Unusual Gathering | Episode XVII | Guests Gary Hayslip And Rick McElroy

Conversations At The Intersection Of IT Security And Society that is also part of our Chats On The Road To RSA Conference | San Francisco 2019

Gary Hayslip | Rick McElroy

Sean Martin | Marco Ciappelli

This Episode:

Why the Role of CISO Sucks and What We Should Do to Fix It!

This is a conversation about a topic very dear to us here at ITSPmagazine; it is not by accident that one of our first columns when we started our publication was ‘An Infosec Life’ and since then many cybersecurity professionals have joined our podcasts, sharing their stories with us and, of course, with our audience.

Both Gary and Rick have been on a number of our podcasts and webcasts, and it makes us proud to know that we have contributed bringing this very important topic to the large stage of RSA Conference!

In their words, this is what this talk is about:

The role of CISO is an ever-slogging fight at times to implement security, reduce risk and train employees on basic security hygiene principles. The job tends to eat at security executives with its high stress and career risk, plus the role itself is still maturing. So what is a CISO to do? Who would want this type of job? Let’s talk about some ideas on how to help our peers thrive in this role.

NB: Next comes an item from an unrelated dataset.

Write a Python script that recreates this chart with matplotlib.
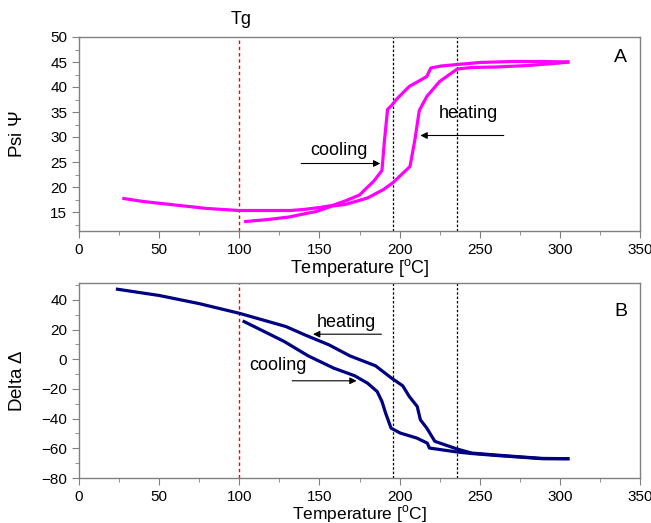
import numpy as np
import matplotlib
matplotlib.use("Agg")
from matplotlib import pyplot as plt
from matplotlib.ticker import MultipleLocator

plt.rcParams['font.family'] = ['Liberation Sans', 'DejaVu Sans']
plt.rcParams['mathtext.fontset'] = 'custom'
plt.rcParams['mathtext.rm'] = 'Liberation Sans'

# panel A: Psi vs temperature
psi_a_T = [28, 40, 60, 80, 100, 115, 132, 140, 150, 158, 166, 175, 184, 189, 190.5,
           192.5, 195, 198, 202, 206, 211, 217, 219.5, 226, 236, 250, 270, 290, 305]
psi_a = [17.7, 17.1, 16.4, 15.7, 15.3, 15.3, 15.3, 15.5, 15.9, 16.3, 17.2, 18.4, 21.2, 23.3, 29.0,
         35.5, 36.3, 37.5, 38.8, 40.1, 41.0, 42.1, 43.8, 44.2, 44.5, 44.9, 45.1, 45.1, 45.0]
psi_b_T = [104, 118, 131, 140, 148, 158, 166, 180, 190, 196, 206.5, 209.6, 212.3, 217,
           225, 236, 245, 260, 280, 300, 305]
psi_b = [13.1, 13.5, 14.0, 14.6, 15.1, 16.2, 16.5, 17.8, 19.5, 20.9, 24.1, 29.5, 35.3, 38.1,
         41.1, 43.6, 43.9, 44.0, 44.3, 44.8, 45.0]

# panel B: Delta vs temperature
delta_a_T = [24, 50, 75, 100, 129, 141, 156, 169, 185, 195, 202, 206, 211, 213,
             217, 222, 236, 245, 260, 276, 289, 305]
delta_a = [47.2, 43.0, 37.5, 31.0, 22.1, 16.4, 9.7, 2.3, -4.4, -12.7, -17.9, -25.0, -31.8, -40.8,
           -46.4, -55.3, -60.5, -63.2, -64.5, -65.8, -66.8, -67.0]
delta_b_T = [103, 115, 128, 143, 159, 172, 180, 186, 189, 191.3, 194.7, 200.4, 210.8, 217.3,
             218.6, 236, 245, 260, 276, 289, 305]
delta_b = [25.4, 19.0, 12.0, 2.3, -6.0, -11.1, -16.1, -21.7, -28.4, -36.3, -46.4, -49.7, -53.1, -56.5,
           -59.8, -62.5, -63.5, -64.8, -66.0, -67.0, -67.0]

Tg = 100
vlines_T = [196, 236]

fig = plt.figure(figsize=(6.51, 5.23), dpi=100)
axA = fig.add_axes([79/651, 1-231/523, 561/651, 194/523])
axB = fig.add_axes([79/651, 1-478/523, 561/651, 195/523])

spine_col = '#808080'
arrow_kw = dict(arrowstyle='-|>', color='black', lw=0.8, mutation_scale=10, shrinkA=0, shrinkB=0)

for ax in (axA, axB):
    for s in ax.spines.values():
        s.set_color(spine_col)
        s.set_linewidth(1.0)
    ax.set_xlim(0, 350)
    ax.xaxis.set_major_locator(MultipleLocator(50))
    ax.xaxis.set_minor_locator(MultipleLocator(25))
    ax.tick_params(which='both', direction='out', colors=spine_col, labelcolor='black',
                   labelsize=11, top=False, right=False)
    ax.tick_params(which='major', length=5)
    ax.tick_params(which='minor', length=3)
    ax.axvline(Tg, color='red', lw=1.0, ls=(0, (2.5, 2)))
    for t in vlines_T:
        ax.axvline(t, color='black', lw=0.9, ls=(0, (2, 1.5)))
    ax.yaxis.set_label_coords(-0.095, 0.5)

axA.set_xlabel('Temperature [$^\\mathrm{o}$C]', fontsize=13, labelpad=0)
axB.set_xlabel('Temperature [$^\\mathrm{o}$C]', fontsize=12.5, labelpad=-0.5)

axA.plot(psi_a_T, psi_a, color='#FF00FF', lw=2.3)
axA.plot(psi_b_T, psi_b, color='#FF00FF', lw=2.3)
axA.set_ylim(11.2, 50)
axA.yaxis.set_minor_locator(MultipleLocator(2.5))
axA.set_yticks([15, 20, 25, 30, 35, 40, 45, 50])
axA.set_ylabel('Psi $\\Psi$', fontsize=13.5)
axA.text(337.8, 45.8, 'A', fontsize=14, ha='center', va='center')
axA.text(101, 53.6, 'Tg', fontsize=13, ha='center', va='center', clip_on=False)
axA.text(162, 27.3, 'cooling', fontsize=13, ha='center', va='center')
axA.annotate('', xy=(188, 24.7), xytext=(138.7, 24.7), arrowprops=arrow_kw)
axA.text(242.8, 34.7, 'heating', fontsize=13, ha='center', va='center')
axA.annotate('', xy=(213, 30.3), xytext=(265, 30.3), arrowprops=arrow_kw)

axB.plot(delta_a_T, delta_a, color='#000080', lw=2.3)
axB.plot(delta_b_T, delta_b, color='#000080', lw=2.3)
axB.set_ylim(-80, 51.4)
axB.yaxis.set_major_locator(MultipleLocator(20))
axB.yaxis.set_minor_locator(MultipleLocator(10))
axB.set_ylabel('Delta $\\Delta$', fontsize=13.5)
axB.text(337.8, 32, 'B', fontsize=14, ha='center', va='center')
axB.text(166.7, 24.7, 'heating', fontsize=13, ha='center', va='center')
axB.annotate('', xy=(146, 16.9), xytext=(188.7, 16.9), arrowprops=arrow_kw)
axB.text(124, -4.4, 'cooling', fontsize=13, ha='center', va='center')
axB.annotate('', xy=(173.2, -14.5), xytext=(133, -14.5), arrowprops=arrow_kw)

fig.savefig('out.png', dpi=100)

On today's podcast, we want to share with you what motivated them to present this talk to such a large audience. They/we believe that people are ready to make changes and, as leaders in the space, CISOs need to take the matter into their own hands — starting by helping each other. It’s time to peel back the cover, have these conversations, and collaborate with their peers while being a good role model to their team.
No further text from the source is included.